2. Measure the value of freshness: Quantify how much better real-time features perform compared to batch. If the lift is <5%, real-time may not be worth the complexity

3. Build incrementally: Start with batch, add real-time features selectively where they provide the most value

4. Invest in infrastructure: Feature stores and streaming pipelines are essential for production real-time ML

5. Monitor relentlessly: Real-time systems require real-time monitoring and alerting

6. Consider hybrid approaches: Combine batch and real-time features to balance performance and cost

Questions to ask before going real-time:

• What’s the business value of reducing latency from hours to milliseconds?
• Do we have the infrastructure and expertise to build and maintain real-time systems?
• Are real-time features significantly more predictive than batch features?
• Can we start with a hybrid approach and expand gradually?
• What’s our tolerance for increased complexity and cost?

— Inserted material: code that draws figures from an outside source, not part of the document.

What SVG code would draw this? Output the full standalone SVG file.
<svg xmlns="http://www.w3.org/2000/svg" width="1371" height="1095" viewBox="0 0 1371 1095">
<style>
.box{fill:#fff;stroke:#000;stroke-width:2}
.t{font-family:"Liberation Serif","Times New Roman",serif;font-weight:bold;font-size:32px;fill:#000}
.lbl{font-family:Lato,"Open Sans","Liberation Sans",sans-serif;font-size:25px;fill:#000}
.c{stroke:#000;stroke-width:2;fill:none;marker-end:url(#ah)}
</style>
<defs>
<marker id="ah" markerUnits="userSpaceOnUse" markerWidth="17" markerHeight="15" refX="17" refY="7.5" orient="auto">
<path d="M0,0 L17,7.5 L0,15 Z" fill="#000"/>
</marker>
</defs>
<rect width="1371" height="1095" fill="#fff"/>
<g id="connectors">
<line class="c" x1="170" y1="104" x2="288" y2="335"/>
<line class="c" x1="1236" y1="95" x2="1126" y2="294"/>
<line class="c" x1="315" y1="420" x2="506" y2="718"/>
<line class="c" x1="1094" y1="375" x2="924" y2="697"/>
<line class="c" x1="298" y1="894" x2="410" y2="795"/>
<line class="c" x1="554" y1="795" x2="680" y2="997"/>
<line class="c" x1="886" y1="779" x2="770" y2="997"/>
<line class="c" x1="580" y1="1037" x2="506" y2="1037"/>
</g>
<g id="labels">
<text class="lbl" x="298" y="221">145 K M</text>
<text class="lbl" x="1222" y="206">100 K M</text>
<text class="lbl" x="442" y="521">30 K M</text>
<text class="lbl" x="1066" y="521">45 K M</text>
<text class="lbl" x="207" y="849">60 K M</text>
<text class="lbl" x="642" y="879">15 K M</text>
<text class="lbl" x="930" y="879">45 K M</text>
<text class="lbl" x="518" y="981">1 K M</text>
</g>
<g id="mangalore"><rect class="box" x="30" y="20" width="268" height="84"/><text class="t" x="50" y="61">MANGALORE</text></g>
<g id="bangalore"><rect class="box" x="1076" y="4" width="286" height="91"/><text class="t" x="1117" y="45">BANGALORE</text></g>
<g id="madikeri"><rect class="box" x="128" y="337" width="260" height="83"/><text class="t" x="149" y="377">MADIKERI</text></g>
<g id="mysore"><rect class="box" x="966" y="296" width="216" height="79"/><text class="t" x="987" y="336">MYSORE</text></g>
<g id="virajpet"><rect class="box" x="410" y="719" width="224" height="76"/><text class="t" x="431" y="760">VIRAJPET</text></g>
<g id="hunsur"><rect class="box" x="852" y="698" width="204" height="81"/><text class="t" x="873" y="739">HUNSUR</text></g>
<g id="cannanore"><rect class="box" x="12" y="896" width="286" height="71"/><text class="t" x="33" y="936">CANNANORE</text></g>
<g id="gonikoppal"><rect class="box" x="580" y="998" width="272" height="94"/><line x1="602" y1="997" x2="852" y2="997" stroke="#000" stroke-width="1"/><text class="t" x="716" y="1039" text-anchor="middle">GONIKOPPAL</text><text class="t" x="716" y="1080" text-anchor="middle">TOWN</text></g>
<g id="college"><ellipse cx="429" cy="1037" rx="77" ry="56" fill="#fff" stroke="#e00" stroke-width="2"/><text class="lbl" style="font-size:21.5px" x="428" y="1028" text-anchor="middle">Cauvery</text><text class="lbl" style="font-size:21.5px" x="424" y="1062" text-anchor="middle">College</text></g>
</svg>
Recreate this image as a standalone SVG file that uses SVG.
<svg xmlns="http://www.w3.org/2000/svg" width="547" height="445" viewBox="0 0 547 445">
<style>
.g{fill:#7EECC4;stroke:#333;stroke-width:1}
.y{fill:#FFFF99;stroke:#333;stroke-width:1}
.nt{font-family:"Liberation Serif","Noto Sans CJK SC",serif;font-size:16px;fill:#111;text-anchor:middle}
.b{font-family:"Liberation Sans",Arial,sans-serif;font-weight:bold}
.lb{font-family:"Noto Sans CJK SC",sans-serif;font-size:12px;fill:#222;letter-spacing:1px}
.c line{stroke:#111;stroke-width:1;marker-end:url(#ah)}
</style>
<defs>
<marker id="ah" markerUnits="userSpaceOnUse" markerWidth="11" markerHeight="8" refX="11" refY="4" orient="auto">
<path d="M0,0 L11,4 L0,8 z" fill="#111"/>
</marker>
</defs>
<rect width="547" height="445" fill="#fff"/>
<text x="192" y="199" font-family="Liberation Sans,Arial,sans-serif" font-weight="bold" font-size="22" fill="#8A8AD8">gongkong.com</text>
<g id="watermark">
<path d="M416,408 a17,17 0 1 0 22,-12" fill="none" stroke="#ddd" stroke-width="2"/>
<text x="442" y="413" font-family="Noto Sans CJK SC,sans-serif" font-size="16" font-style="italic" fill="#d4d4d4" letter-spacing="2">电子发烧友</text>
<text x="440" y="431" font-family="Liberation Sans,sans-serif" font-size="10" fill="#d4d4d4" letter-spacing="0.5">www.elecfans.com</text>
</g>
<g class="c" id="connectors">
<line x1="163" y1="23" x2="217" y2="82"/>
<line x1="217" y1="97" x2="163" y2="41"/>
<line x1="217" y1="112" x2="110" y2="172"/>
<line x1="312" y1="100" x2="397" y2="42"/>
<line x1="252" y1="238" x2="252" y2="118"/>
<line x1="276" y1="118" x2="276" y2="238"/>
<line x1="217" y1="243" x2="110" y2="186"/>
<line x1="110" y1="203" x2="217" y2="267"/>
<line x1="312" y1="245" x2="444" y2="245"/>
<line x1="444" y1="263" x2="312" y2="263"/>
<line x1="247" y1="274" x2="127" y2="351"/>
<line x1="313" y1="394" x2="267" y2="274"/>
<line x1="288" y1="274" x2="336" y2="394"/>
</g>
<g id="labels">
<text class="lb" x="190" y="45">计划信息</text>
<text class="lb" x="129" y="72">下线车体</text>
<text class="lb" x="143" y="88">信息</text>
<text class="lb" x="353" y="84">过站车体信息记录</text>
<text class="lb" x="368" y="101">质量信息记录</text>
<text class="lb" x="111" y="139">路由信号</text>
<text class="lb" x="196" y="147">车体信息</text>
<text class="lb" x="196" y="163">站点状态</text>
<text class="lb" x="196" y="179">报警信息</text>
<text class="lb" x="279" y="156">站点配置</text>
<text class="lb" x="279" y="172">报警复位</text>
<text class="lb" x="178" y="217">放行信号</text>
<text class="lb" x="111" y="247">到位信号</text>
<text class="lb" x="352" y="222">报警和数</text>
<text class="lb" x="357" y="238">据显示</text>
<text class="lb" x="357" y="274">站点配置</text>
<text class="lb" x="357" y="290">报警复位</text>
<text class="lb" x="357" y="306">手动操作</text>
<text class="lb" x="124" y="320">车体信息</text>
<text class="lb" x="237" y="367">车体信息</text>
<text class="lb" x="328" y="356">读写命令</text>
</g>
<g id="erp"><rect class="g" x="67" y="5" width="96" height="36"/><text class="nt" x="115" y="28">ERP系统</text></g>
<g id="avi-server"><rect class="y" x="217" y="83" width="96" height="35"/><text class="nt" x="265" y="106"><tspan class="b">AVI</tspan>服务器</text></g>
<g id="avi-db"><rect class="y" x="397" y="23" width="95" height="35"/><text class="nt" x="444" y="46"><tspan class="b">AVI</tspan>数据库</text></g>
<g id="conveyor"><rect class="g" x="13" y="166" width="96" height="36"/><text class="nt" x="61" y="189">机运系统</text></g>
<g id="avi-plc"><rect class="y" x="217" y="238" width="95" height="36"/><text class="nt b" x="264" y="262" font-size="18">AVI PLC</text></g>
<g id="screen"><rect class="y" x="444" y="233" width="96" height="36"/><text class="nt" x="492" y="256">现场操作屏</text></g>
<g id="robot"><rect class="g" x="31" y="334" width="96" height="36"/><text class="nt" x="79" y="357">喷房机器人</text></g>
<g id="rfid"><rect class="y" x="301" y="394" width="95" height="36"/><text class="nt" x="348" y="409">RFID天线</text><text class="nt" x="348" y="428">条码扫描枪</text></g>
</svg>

Real-time ML is transforming how we build intelligent systems, enabling experiences that were impossible with batch processing alone. But like any powerful tool, it should be applied thoughtfully. When used appropriately, real-time features can be the difference between a good ML system and a truly exceptional one that delights users and drives business value.

The future of ML is real-time, but the path there should be deliberate and value-driven. Start where real-time matters most, build solid foundations, and expand as you prove value. Your users—and your engineering team—will thank you.